Task instructions »
Check each line of the listing for the string "this", count the lines that have it, and answer with that number only.

Entries shown »

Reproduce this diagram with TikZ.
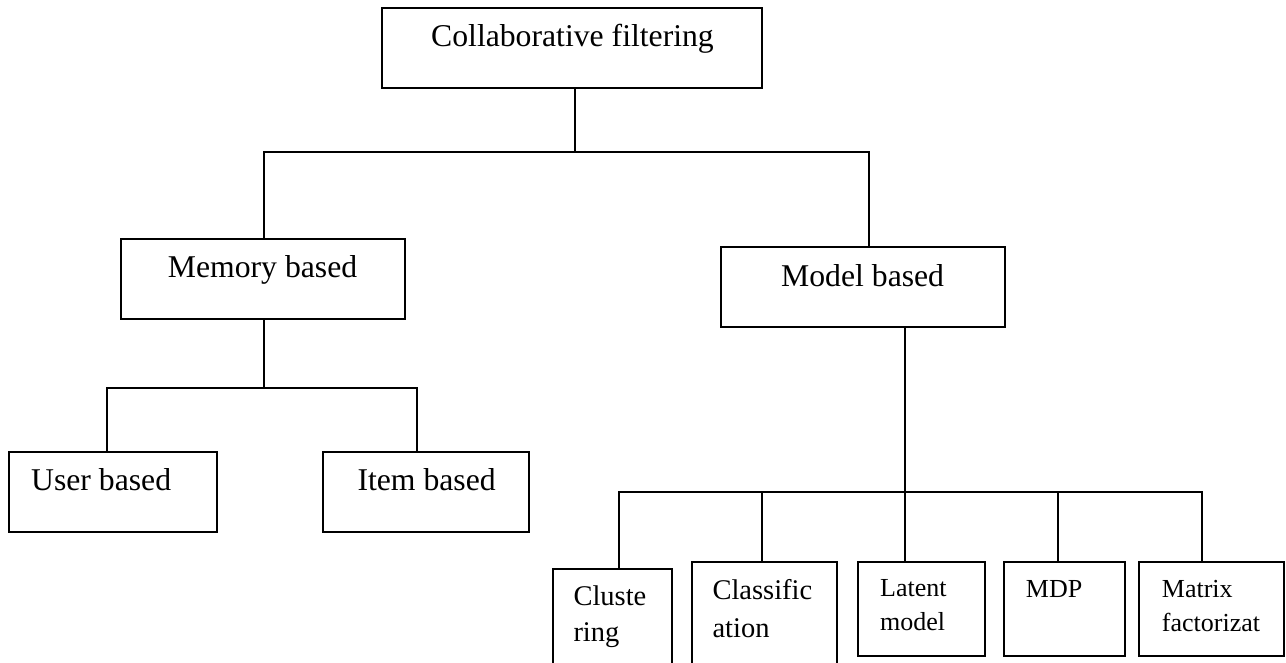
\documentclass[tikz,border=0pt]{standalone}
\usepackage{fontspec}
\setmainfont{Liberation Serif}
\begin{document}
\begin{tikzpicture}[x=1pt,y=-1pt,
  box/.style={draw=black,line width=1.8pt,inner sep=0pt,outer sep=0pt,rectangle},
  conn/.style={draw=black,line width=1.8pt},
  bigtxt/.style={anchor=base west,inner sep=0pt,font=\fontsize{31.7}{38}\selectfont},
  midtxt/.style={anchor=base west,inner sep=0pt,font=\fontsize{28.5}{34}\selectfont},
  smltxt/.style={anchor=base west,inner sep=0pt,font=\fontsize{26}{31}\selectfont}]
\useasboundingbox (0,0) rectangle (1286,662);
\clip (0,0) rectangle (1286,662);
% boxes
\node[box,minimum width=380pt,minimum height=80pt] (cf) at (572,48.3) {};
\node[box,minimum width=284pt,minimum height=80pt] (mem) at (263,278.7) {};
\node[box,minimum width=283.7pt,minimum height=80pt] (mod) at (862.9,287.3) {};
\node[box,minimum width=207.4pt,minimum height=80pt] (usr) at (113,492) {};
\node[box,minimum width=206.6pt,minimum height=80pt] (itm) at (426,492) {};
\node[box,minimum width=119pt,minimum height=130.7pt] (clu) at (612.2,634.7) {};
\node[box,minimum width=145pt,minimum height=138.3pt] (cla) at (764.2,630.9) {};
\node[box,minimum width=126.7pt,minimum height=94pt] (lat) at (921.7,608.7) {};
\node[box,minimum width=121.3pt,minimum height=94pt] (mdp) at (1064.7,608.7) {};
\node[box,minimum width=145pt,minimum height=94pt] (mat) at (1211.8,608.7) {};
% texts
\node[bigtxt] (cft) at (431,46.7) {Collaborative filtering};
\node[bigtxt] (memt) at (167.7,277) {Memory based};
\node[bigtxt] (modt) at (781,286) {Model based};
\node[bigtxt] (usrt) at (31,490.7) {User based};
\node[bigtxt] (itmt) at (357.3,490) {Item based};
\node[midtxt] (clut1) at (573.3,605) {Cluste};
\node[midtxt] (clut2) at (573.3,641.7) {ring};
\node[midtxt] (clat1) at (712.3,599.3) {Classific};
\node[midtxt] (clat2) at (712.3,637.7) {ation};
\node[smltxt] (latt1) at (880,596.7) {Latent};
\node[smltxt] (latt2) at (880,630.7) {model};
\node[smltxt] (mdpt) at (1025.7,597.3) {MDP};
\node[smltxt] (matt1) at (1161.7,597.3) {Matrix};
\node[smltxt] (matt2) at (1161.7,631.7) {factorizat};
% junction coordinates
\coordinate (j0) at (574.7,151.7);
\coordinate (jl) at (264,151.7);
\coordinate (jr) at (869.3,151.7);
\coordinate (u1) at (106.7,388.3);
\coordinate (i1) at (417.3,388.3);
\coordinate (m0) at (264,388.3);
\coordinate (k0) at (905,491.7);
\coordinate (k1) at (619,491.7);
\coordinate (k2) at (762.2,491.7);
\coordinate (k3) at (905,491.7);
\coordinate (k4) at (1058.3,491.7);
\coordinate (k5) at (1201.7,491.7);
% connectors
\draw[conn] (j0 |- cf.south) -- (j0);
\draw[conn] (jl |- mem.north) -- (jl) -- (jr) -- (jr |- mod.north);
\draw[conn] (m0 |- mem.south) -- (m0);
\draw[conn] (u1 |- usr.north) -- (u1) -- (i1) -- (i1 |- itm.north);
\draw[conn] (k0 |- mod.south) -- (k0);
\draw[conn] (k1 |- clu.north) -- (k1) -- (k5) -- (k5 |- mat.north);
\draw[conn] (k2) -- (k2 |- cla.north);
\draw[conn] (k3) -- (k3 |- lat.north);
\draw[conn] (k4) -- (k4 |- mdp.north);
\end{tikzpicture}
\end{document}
* * *
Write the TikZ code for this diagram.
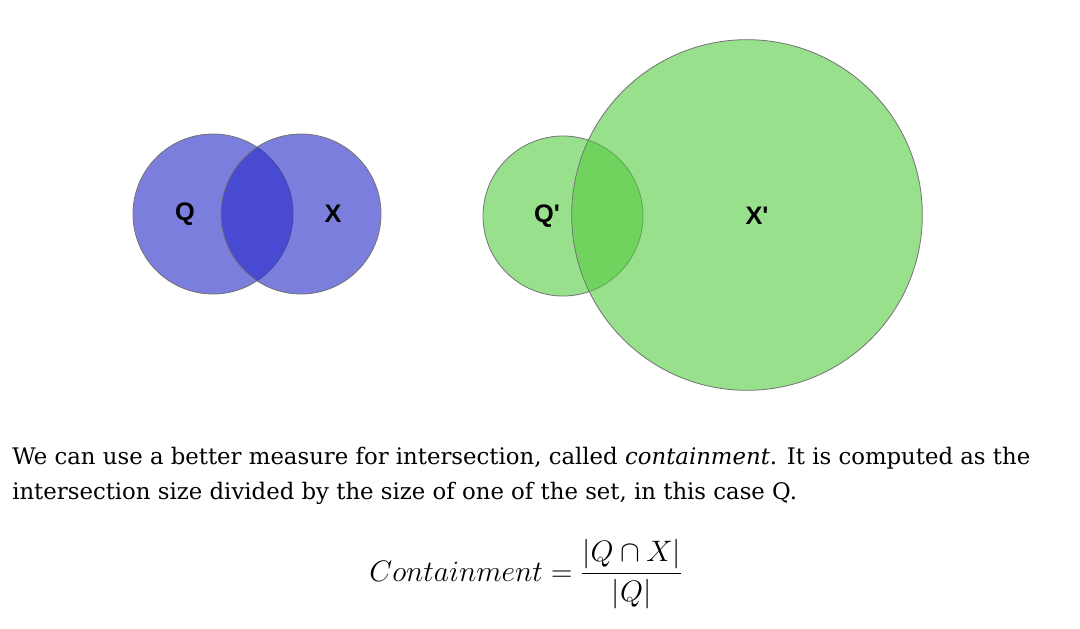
--
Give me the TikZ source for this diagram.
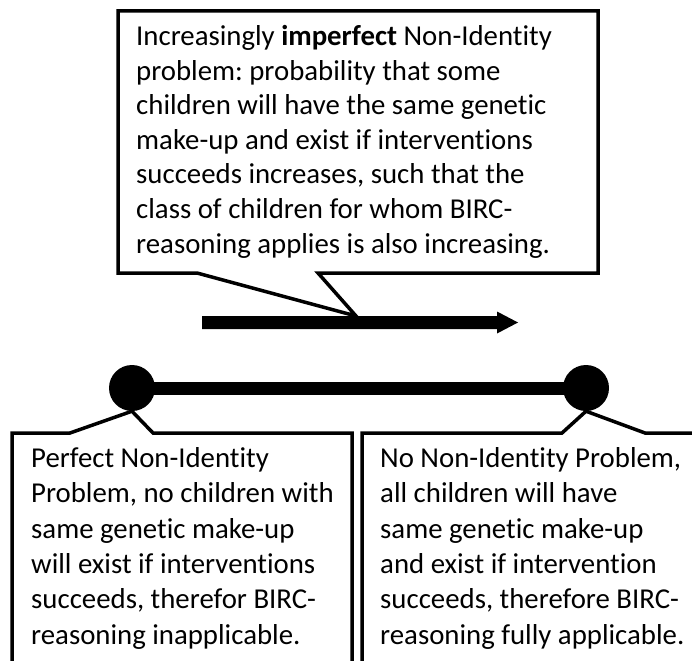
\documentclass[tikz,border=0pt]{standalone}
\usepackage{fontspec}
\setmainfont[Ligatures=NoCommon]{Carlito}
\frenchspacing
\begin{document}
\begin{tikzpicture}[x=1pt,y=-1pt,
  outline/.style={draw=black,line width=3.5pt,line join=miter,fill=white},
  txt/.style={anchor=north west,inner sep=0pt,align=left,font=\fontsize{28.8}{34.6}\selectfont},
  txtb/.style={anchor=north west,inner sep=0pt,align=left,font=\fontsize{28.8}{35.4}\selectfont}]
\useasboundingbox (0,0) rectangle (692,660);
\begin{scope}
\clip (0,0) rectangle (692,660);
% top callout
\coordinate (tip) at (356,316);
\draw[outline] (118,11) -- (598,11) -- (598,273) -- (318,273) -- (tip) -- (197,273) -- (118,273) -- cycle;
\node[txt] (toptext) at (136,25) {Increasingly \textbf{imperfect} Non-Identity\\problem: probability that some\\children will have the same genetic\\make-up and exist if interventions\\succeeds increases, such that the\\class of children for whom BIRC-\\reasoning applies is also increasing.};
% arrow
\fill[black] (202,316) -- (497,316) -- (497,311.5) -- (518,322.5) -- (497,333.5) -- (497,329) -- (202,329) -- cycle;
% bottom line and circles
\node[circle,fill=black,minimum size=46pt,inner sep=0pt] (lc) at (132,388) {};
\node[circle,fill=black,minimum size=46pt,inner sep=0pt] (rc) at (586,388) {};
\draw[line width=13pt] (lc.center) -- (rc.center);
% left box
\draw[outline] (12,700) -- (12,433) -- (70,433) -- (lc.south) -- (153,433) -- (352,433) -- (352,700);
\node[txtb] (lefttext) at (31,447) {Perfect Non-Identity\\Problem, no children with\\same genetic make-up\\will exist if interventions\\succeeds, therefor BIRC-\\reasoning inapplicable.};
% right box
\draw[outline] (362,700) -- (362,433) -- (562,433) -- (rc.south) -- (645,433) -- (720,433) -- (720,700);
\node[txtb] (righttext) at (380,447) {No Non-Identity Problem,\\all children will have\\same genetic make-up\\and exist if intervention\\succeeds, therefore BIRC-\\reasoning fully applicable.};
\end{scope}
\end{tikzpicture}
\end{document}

Full output »
3